Nun warten Sassi und ich nur noch darauf, dass ich endlich wieder topfit bin (ich muss sagen, ich hab mir Malaria deutlich schlimmer vorgestellt, nach 2 Tagen fühle ich mich schon fast wieder gesund), damit wir das Reisen beginnen können. Dann heißt es eines frühen Morgens: Rucksack auf und los geht’s. In der Früh kann man übrigens überall hinkommen, denn wenn man die Ghanaer als eins bezeichnen kann, dann als Frühaufsteher. Alles wird morgens nach dem Sonnenaufgang gemacht: geputzt, gewaschen, gearbeitet und sogar groß gekocht (und nicht zu vergessen: laut Musik gehört, was unser Nachbar ganz besonders gerne macht). Die Hauptmahlzeit wird hier nämlich morgens verspeist. In den Pausen um ca. halb 11 kaufen sich die Kinder ihre Tüte Reis mit Fisch oder Fleisch oder andere Gerichte. Und selbst daran haben wir uns mittlerweile gewöhnt und essen morgens um halb 11 oftmals auch schon Reis mit Soße. Andere Kultur – andere Sitten! :-)

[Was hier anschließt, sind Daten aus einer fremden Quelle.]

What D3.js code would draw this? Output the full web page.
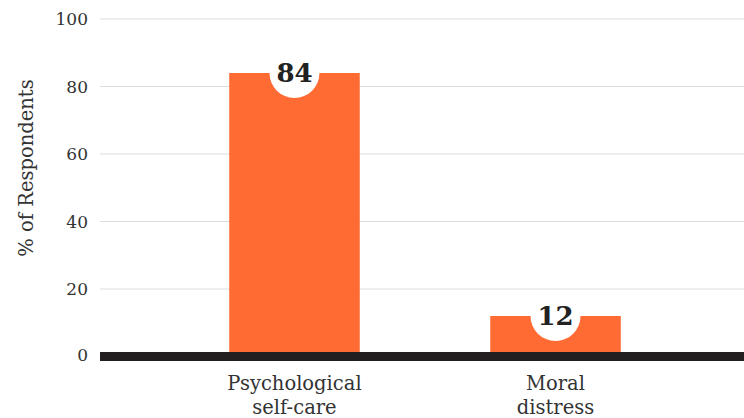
<!DOCTYPE html>
<html>
<head>
<meta charset="utf-8">
<script src="https://cdn.jsdelivr.net/npm/d3@7"></script>
<style>
  body { margin: 0; background: #fff; }
  text { font-family: "DejaVu Serif", serif; }
</style>
</head>
<body>
<div id="chart"></div>
<script>
const categories = [["Psychological", "self-care"], ["Moral", "distress"]];
const values = [84, 12];
const yTicks = [0, 20, 40, 60, 80, 100];

const width = 744, height = 418;
const margin = { top: 19, right: 0, bottom: 62, left: 100 };

const svg = d3.select("#chart").append("svg")
  .attr("width", width)
  .attr("height", height);

const y = d3.scaleLinear()
  .domain([0, 100])
  .range([356.5, margin.top]);

const x = d3.scaleBand()
  .domain(d3.range(values.length))
  .range([106, width])
  .paddingInner(0.5)
  .paddingOuter(0.472);

// gridlines
svg.append("g")
  .selectAll("line")
  .data(yTicks.filter(d => d > 0))
  .join("line")
  .attr("x1", margin.left)
  .attr("x2", width)
  .attr("y1", d => y(d))
  .attr("y2", d => y(d))
  .attr("stroke", "#dcdcdc")
  .attr("stroke-width", 1);

// y tick labels
svg.append("g")
  .selectAll("text")
  .data(yTicks)
  .join("text")
  .attr("x", 88)
  .attr("y", d => d === 0 ? y(d) - 1.5 : y(d))
  .attr("dy", "0.36em")
  .attr("text-anchor", "end")
  .attr("fill", "#333")
  .style("font-size", "17px")
  .text(d => d);

// y axis title
svg.append("text")
  .attr("transform", "translate(33,168) rotate(-90)")
  .attr("text-anchor", "middle")
  .attr("fill", "#333")
  .style("font-size", "19.5px")
  .text("% of Respondents");

// bars
svg.append("g")
  .selectAll("rect")
  .data(values)
  .join("rect")
  .attr("x", (d, i) => x(i))
  .attr("y", d => y(d))
  .attr("width", x.bandwidth())
  .attr("height", d => y(0) - y(d))
  .attr("fill", "#ff6b33");

// white circles behind value labels
svg.append("g")
  .selectAll("circle")
  .data(values)
  .join("circle")
  .attr("cx", (d, i) => x(i) + x.bandwidth() / 2)
  .attr("cy", d => y(d))
  .attr("r", 25)
  .attr("fill", "#fff");

// value labels
svg.append("g")
  .selectAll("text")
  .data(values)
  .join("text")
  .attr("x", (d, i) => x(i) + x.bandwidth() / 2)
  .attr("y", d => y(d))
  .attr("dy", "0.36em")
  .attr("text-anchor", "middle")
  .attr("fill", "#222")
  .style("font-size", "26px")
  .style("font-weight", "bold")
  .text(d => d);

// baseline
svg.append("rect")
  .attr("x", margin.left)
  .attr("y", y(0) - 4.5)
  .attr("width", width - margin.left)
  .attr("height", 9)
  .attr("fill", "#231f20");

// category labels
const cat = svg.append("g")
  .selectAll("text")
  .data(categories)
  .join("text")
  .attr("x", (d, i) => x(i) + x.bandwidth() / 2)
  .attr("y", 390)
  .attr("text-anchor", "middle")
  .attr("fill", "#333")
  .style("font-size", "19.5px");

cat.selectAll("tspan")
  .data(d => d)
  .join("tspan")
  .attr("x", function () { return this.parentNode.getAttribute("x"); })
  .attr("dy", (d, i) => i === 0 ? 0 : 23.5)
  .text(d => d);
</script>
</body>
</html>
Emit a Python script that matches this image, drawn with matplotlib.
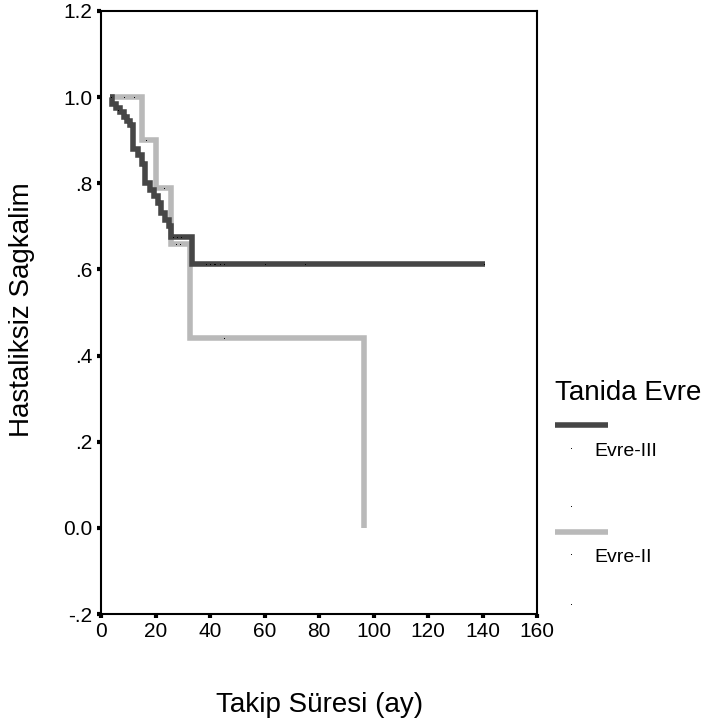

Wir haben uns zwar ein paar Orte rausgesucht, die wir unbedingt mal gesehen haben wollen, so richtig planen wollen wir allerdings nicht. Gerade das ist ja das Spannende - einfach mal auf ins Ungewisse. :-) Wir sind auf die anderen Seiten Ghanas auch mal sehr gespannt.

Bis dahin wünsche ich euch noch eine schöne Vorweihnachtszeit. Wie ich gehört habe, schneit es momentan in Deutschland. Bitte an alle: einmal den Berg für mich runterrodeln! :-) Genießt die gemeinsame Zeit. Ich denke viel an euch.